We had been a part of all this for quite some time when the first movies that showed a bit of that attitude came along, so we felt quite familiar with the culture portrayed in the films. On the screen you could see a little bit of the "black power" we were glad to know from the IT. At the same time, through the sounds on the radio, brothers like James Brown, Marvin Gaye and the O'Jays helped to prepare the world. We shall overcome!

We were regulars at the IT, as the Americans called it, and soon belonged to the scene. You always met the same faces there, sometimes white girls you knew by sight, but mostly the crowd was made up of black G.I.s from the States and Africans from many countries. There were many other nationalities too. As time went on, the US guys started to introduce these rituals like twisting, whirling and bouncing hands for a hello. Sometimes that could go on for minutes. I could never have learned that. It was part of the ceremony. The "house style" changed too: from the militant Black Panther style black leather outfits in the beginning to that Pimp style of dressing that couldn't have got any louder or more colorful.

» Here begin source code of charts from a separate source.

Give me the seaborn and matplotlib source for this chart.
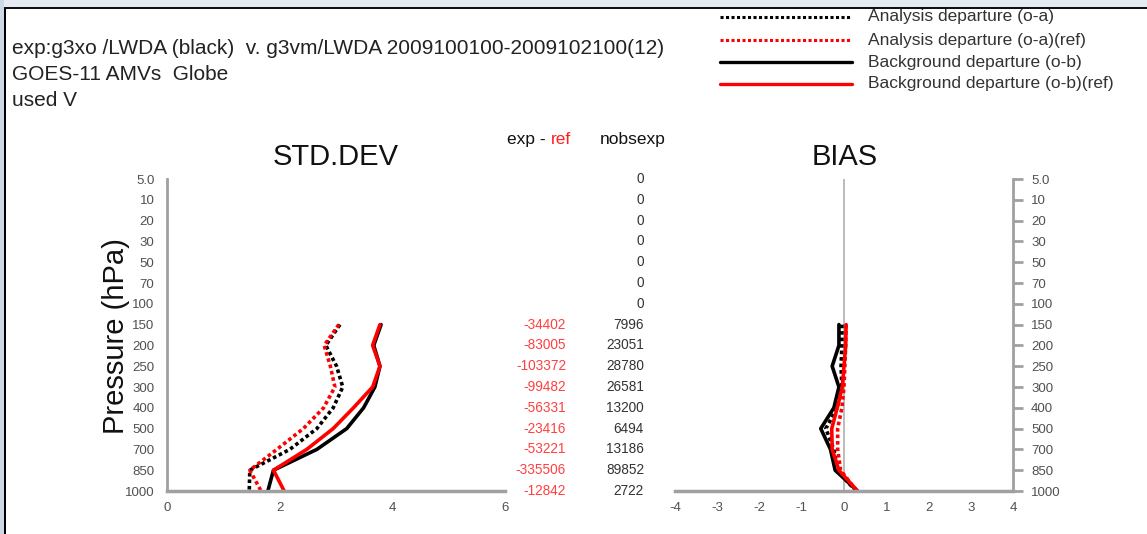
import matplotlib
matplotlib.use("Agg")
import matplotlib.pyplot as plt
from matplotlib.patches import Rectangle
import pandas as pd
import seaborn as sns

sns.set_style("white")
plt.rcParams["font.family"] = ["Liberation Sans", "DejaVu Sans"]
plt.rcParams["axes.unicode_minus"] = False

# Pressure levels (hPa), top to bottom
levels = ["5.0", "10", "20", "30", "50", "70", "100", "150", "200",
          "250", "300", "400", "500", "700", "850", "1000"]
data_levels = ["150", "200", "250", "300", "400", "500", "700", "850", "1000"]

# STD.DEV profiles
std_oa_exp = [3.07, 2.82, 3.01, 3.12, 2.95, 2.66, 2.18, 1.47, 1.46]
std_oa_ref = [3.05, 2.79, 2.90, 2.98, 2.78, 2.42, 1.95, 1.47, 1.67]
std_ob_exp = [3.80, 3.67, 3.78, 3.69, 3.49, 3.19, 2.66, 1.89, 1.79]
std_ob_ref = [3.78, 3.65, 3.78, 3.65, 3.31, 2.95, 2.48, 1.89, 2.08]

# BIAS profiles
bias_oa_exp = [-0.05, -0.05, -0.07, -0.05, -0.16, -0.43, -0.24, -0.16, 0.28]
bias_oa_ref = [0.05, 0.04, 0.02, 0.00, -0.05, -0.15, -0.15, -0.08, 0.30]
bias_ob_exp = [-0.12, -0.12, -0.28, -0.12, -0.24, -0.55, -0.32, -0.21, 0.32]
bias_ob_ref = [0.05, 0.04, 0.00, -0.04, -0.16, -0.29, -0.28, -0.12, 0.32]

# Observation counts
nobs_exp = [0, 0, 0, 0, 0, 0, 0, 7996, 23051, 28780, 26581, 13200, 6494, 13186, 89852, 2722]
exp_minus_ref = [-34402, -83005, -103372, -99482, -56331, -23416, -53221, -335506, -12842]

series_names = ["Analysis departure (o-a)", "Analysis departure (o-a)(ref)",
                "Background departure (o-b)", "Background departure (o-b)(ref)"]
series_colors = ["#000000", "#ff0000", "#000000", "#ff0000"]
series_dash = [(0, (1, 0.8)), (0, (1, 0.8)), "-", "-"]

lev_pos = {lev: i for i, lev in enumerate(levels)}
ypos = [lev_pos[l] for l in data_levels]

W, H = 1147, 534
fig = plt.figure(figsize=(W / 100, H / 100), dpi=100)
fig.patch.set_facecolor("white")

# window frame
fig.patches.append(Rectangle((0, 1 - 7 / H), 1, 7 / H, transform=fig.transFigure,
                             facecolor="#e4ebf2", edgecolor="none", zorder=-5))
fig.patches.append(Rectangle((0, 0), 4 / W, 1, transform=fig.transFigure,
                             facecolor="#cdd9e5", edgecolor="none", zorder=-5))
fig.patches.append(Rectangle((4 / W, 0), 2 / W, 1 - 7 / H, transform=fig.transFigure,
                             facecolor="#000000", edgecolor="none", zorder=-4))
fig.patches.append(Rectangle((4 / W, 1 - 9 / H), 1, 2 / H, transform=fig.transFigure,
                             facecolor="#111111", edgecolor="none", zorder=-4))


def fx(px):
    return px / W


def fy(py):
    return 1 - py / H


y_top, y_bot = 179, 491
ax_std = fig.add_axes([fx(167), fy(y_bot), fx(505 - 167), (y_bot - y_top) / H])
ax_bias = fig.add_axes([fx(675), fy(y_bot), fx(1013 - 675), (y_bot - y_top) / H])

std_series = [std_oa_exp, std_oa_ref, std_ob_exp, std_ob_ref]
bias_series = [bias_oa_exp, bias_oa_ref, bias_ob_exp, bias_ob_ref]

axis_gray = "#a0a0a0"
tick_gray = "#505050"

for ax, series in ((ax_std, std_series), (ax_bias, bias_series)):
    for vals, name, col, ls in zip(series, series_names, series_colors, series_dash):
        df = pd.DataFrame({"value": vals, "pos": ypos})
        sns.lineplot(data=df, x="value", y="pos", sort=False, estimator=None,
                     orient="y", ax=ax, color=col, linewidth=2.6, linestyle=ls,
                     label=name, legend=False)
    ax.set_ylim(len(levels) - 1, 0)
    ax.set_yticks(range(len(levels)))
    ax.set_yticklabels(levels)
    ax.set_xlabel("")
    ax.set_ylabel("")
    ax.set_facecolor("none")
    for s in ax.spines.values():
        s.set_visible(False)
    ax.spines["bottom"].set_visible(True)
    ax.spines["bottom"].set_color(axis_gray)
    ax.spines["bottom"].set_linewidth(2.5)
    ax.tick_params(axis="x", direction="in", length=6, width=1.2, color=axis_gray,
                   labelsize=9.5, labelcolor=tick_gray, pad=8)
    ax.tick_params(axis="y", direction="out", length=7, width=2, color=axis_gray,
                   labelsize=9.5, labelcolor=tick_gray, pad=2)

ax_std.set_xlim(0, 6)
ax_std.set_xticks([0, 2, 4, 6])
ax_std.spines["left"].set_visible(True)
ax_std.spines["left"].set_color(axis_gray)
ax_std.spines["left"].set_linewidth(2)

ax_bias.set_xlim(-4, 4)
ax_bias.set_xticks(range(-4, 5))
ax_bias.spines["right"].set_visible(True)
ax_bias.spines["right"].set_color(axis_gray)
ax_bias.spines["right"].set_linewidth(2)
ax_bias.yaxis.tick_right()
ax_bias.tick_params(axis="y", labelright=True, labelleft=False, pad=6)
ax_bias.axvline(0, color="#b0b0b0", linewidth=1.2, zorder=0)

# titles and axis label
fig.text(fx(336), fy(157), "STD.DEV", fontsize=21, ha="center", va="center", color="#111111")
fig.text(fx(845), fy(157), "BIAS", fontsize=21, ha="center", va="center", color="#111111")
fig.text(fx(116), fy(336), "Pressure (hPa)", fontsize=21, rotation=90,
         ha="center", va="center", color="#111111")

# header
header = ["exp:g3xo /LWDA (black)  v. g3vm/LWDA 2009100100-2009102100(12)",
          "GOES-11 AMVs  Globe",
          "used V"]
for i, line in enumerate(header):
    fig.text(fx(12), fy(48 + 26 * i), line, fontsize=15, ha="left", va="center",
             color="#222222")

# legend
leg_y = [17, 40, 62, 84]
for yy, name, col, ls in zip(leg_y, series_names, series_colors, series_dash):
    fig.add_artist(plt.Line2D([fx(720), fx(852)], [fy(yy), fy(yy)],
                              transform=fig.transFigure, color=col,
                              linewidth=2.4 if ls == "-" else 2.2, linestyle=ls))
    fig.text(fx(868), fy(yy), name, fontsize=12.5, ha="left", va="center", color="#333333")

# count columns
t1 = fig.text(fx(507), fy(139), "exp - ", fontsize=12.5, ha="left", va="center", color="#111111")
fig.canvas.draw()
bb = t1.get_window_extent()
fig.text(bb.x1 / W, fy(139), "ref", fontsize=12.5, ha="left", va="center", color="#ff2020")
fig.text(fx(633), fy(139), "nobsexp", fontsize=12.5, ha="center", va="center", color="#111111")

row_px = [y_top + i * (y_bot - y_top) / (len(levels) - 1) for i in range(len(levels))]
for i, n in enumerate(nobs_exp):
    fig.text(fx(644), fy(row_px[i]), str(n), fontsize=9.8, ha="right", va="center",
             color="#333333")
for lev, d in zip(data_levels, exp_minus_ref):
    fig.text(fx(566), fy(row_px[lev_pos[lev]]), str(d), fontsize=9.8, ha="right",
             va="center", color="#ff4040")

fig.savefig("out.png", dpi=100, facecolor="white")
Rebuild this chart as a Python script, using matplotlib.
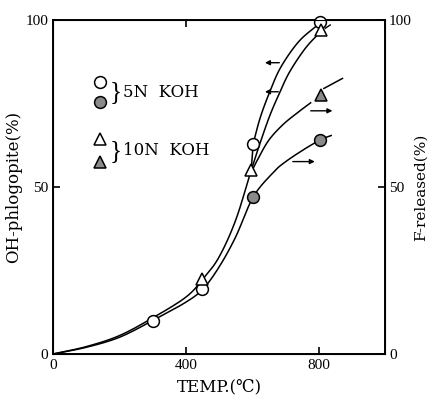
import numpy as np
import matplotlib
matplotlib.use('Agg')
import matplotlib.pyplot as plt

plt.rcParams['font.family'] = ['Liberation Serif', 'DejaVu Serif']

# measured points
temp_5n = [300, 450, 603, 803]
oh_5n = [10, 19.5, 63, 99.5]
f_5n_x = [603, 803]
f_5n = [47, 64]
temp_10n = [450, 597, 806]
oh_10n = [22.5, 55, 97]
f_10n_x = [806]
f_10n = [77.5]

# hand drawn curves
lower_x = [0, 100, 200, 300, 400, 452, 500, 550, 603, 663, 701, 760, 803]
lower_y = [0, 2, 5, 10, 15.5, 19.5, 26, 35, 47, 54.3, 57.6, 61.5, 64]
upper_x = [0, 100, 200, 300, 400, 452, 500, 550, 597]
upper_y = [0, 2.2, 5.5, 10.8, 17, 22.5, 29, 40, 55]
link_x = [597, 603]
link_y = [55, 63]
br_circ_x = [603, 625, 655, 687, 740, 797]
br_circ_y = [63, 71, 79, 86, 93.5, 98.5]
br_tri_x = [597, 625, 654, 684, 713, 760, 806]
br_tri_y = [55, 63.5, 71.6, 78.5, 84.5, 91.5, 96.5]
br_ftri_x = [600, 618, 650, 693, 740, 776]
br_ftri_y = [55, 58.5, 64, 68.7, 72.5, 75.2]


def smooth(xs, ys, n=20):
    # Catmull-Rom spline through the read points
    P = np.c_[np.asarray(xs, float), np.asarray(ys, float)]
    if len(P) < 3:
        return P[:, 0], P[:, 1]
    P = np.vstack([P[0] * 2 - P[1], P, P[-1] * 2 - P[-2]])
    out = []
    s = np.linspace(0, 1, n)[:, None]
    for i in range(1, len(P) - 2):
        p0, p1, p2, p3 = P[i - 1], P[i], P[i + 1], P[i + 2]
        pt = 0.5 * ((2 * p1) + (-p0 + p2) * s + (2 * p0 - 5 * p1 + 4 * p2 - p3) * s ** 2
                    + (-p0 + 3 * p1 - 3 * p2 + p3) * s ** 3)
        out.append(pt)
    out = np.vstack(out)
    return out[:, 0], out[:, 1]


fig = plt.figure(figsize=(4.32, 3.99), dpi=100)
ax = fig.add_axes([0.1227, 0.1128, 0.7685, 0.8372])

for xs, ys in [(lower_x, lower_y), (upper_x, upper_y), (link_x, link_y),
               (br_circ_x, br_circ_y), (br_tri_x, br_tri_y), (br_ftri_x, br_ftri_y)]:
    sx, sy = smooth(xs, ys)
    ax.plot(sx, sy, color='k', lw=1.1, zorder=2)

# leader lines
ax.plot([816, 872], [79.5, 82.5], color='k', lw=1.1)
ax.plot([815, 838], [64.6, 65.4], color='k', lw=1.1)
ax.plot([820, 835], [97.5, 98.5], color='k', lw=1.0)

mk = dict(markersize=8.5, markeredgecolor='k', markeredgewidth=1.1, linestyle='none', zorder=3)
ax.plot(temp_5n, oh_5n, 'o', markerfacecolor='white', clip_on=False, **mk)
ax.plot(f_5n_x, f_5n, 'o', markerfacecolor='#8a8a8a', **mk)
ax.plot(temp_10n, oh_10n, '^', markerfacecolor='white', **mk)
ax.plot(f_10n_x, f_10n, '^', markerfacecolor='#8a8a8a', **mk)

# axis direction arrows
arr = dict(arrowstyle='-|>', color='k', lw=1.0, mutation_scale=7)
ax.annotate('', xy=(630, 87.2), xytext=(690, 87.2), arrowprops=arr)
ax.annotate('', xy=(630, 78.5), xytext=(687, 78.5), arrowprops=arr)
ax.annotate('', xy=(850, 72.8), xytext=(768, 72.8), arrowprops=arr)
ax.annotate('', xy=(797, 57.6), xytext=(714, 57.6), arrowprops=arr)

# legend drawn by hand
ax.plot([142], [81.4], 'o', markerfacecolor='white', **mk)
ax.plot([142], [75.4], 'o', markerfacecolor='#8a8a8a', **mk)
ax.plot([142], [64.4], '^', markerfacecolor='white', **mk)
ax.plot([142], [57.5], '^', markerfacecolor='#8a8a8a', **mk)
ax.text(190, 78.4, '}', fontsize=18, va='center', ha='center')
ax.text(210, 78.4, '5N  KOH', fontsize=12, va='center', family='DejaVu Serif')
ax.text(190, 60.8, '}', fontsize=18, va='center', ha='center')
ax.text(210, 60.8, '10N  KOH', fontsize=12, va='center', family='DejaVu Serif')

ax.set_xlim(0, 1000)
ax.set_ylim(0, 100)
ax.set_xticks([0, 400, 800])
ax.set_yticks([0, 50, 100])
ax.tick_params(direction='in', length=5, width=1.2, labelsize=11, top=True)
ax.set_xlabel('TEMP.(℃)', fontsize=12, family='DejaVu Serif', labelpad=5)
ax.set_ylabel('OH-phlogopite(%)', fontsize=12, family='DejaVu Serif', labelpad=2)
for s in ax.spines.values():
    s.set_linewidth(1.4)

ax2 = ax.twinx()
ax2.set_ylim(0, 100)
ax2.set_yticks([0, 50, 100])
ax2.tick_params(direction='in', length=5, width=1.2, labelsize=11, pad=3)
ax2.set_ylabel('F-released(%)', fontsize=11, family='DejaVu Serif', rotation=90, labelpad=1)

fig.savefig('out.png', dpi=100)
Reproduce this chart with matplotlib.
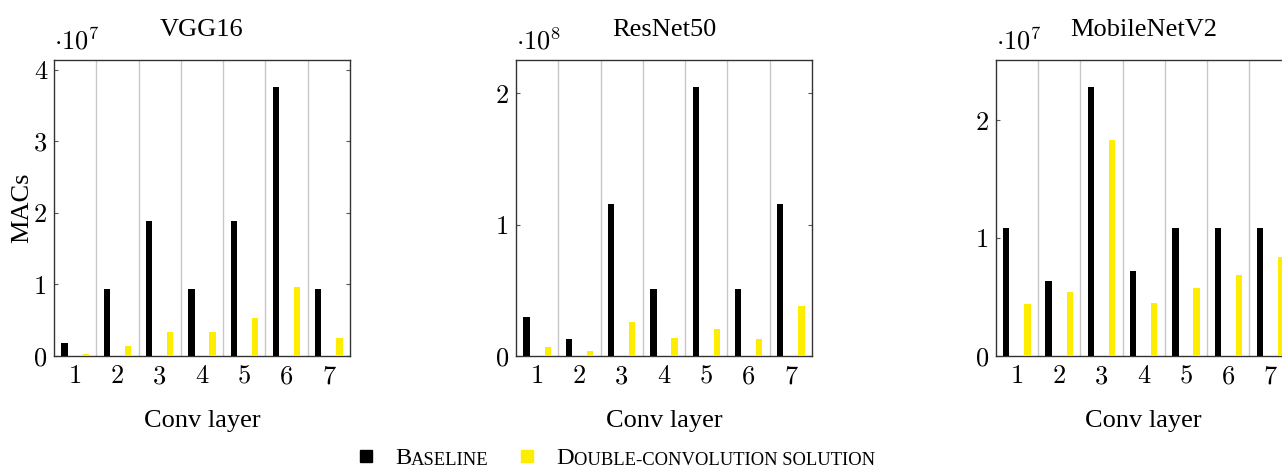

Every Saturday the IT looked like a catwalk and we would always have something to watch. Pink, yellow or green suits with incredible bell-bottoms. Huge collars and the style overdose of a stylish hat if you could afford it. It was the uniform of a growing determination to "be someone" that introduced these sorts of extremes. They looked, walked and talked just like characters in those movies. Shake your booty! The right hand was always ready to snap, the left hand sat down in that pocket or on the real killer, a stylish walking stick. There were times when these guys would dance with their hats and sticks to "Brick House" by the Commodores while accompanied by the whistles of the crowd. Crazy!

Every Saturday, ballads like 'Let's get in on' by Marvin Gaye made your blood boil. Every woman just had to get on the dancefloor. It was like a high-class erotic dance with intertwined bodies and nobody cared whether they danced with total strangers, they just needed to feel that sound. Whatcha see is whatcha get!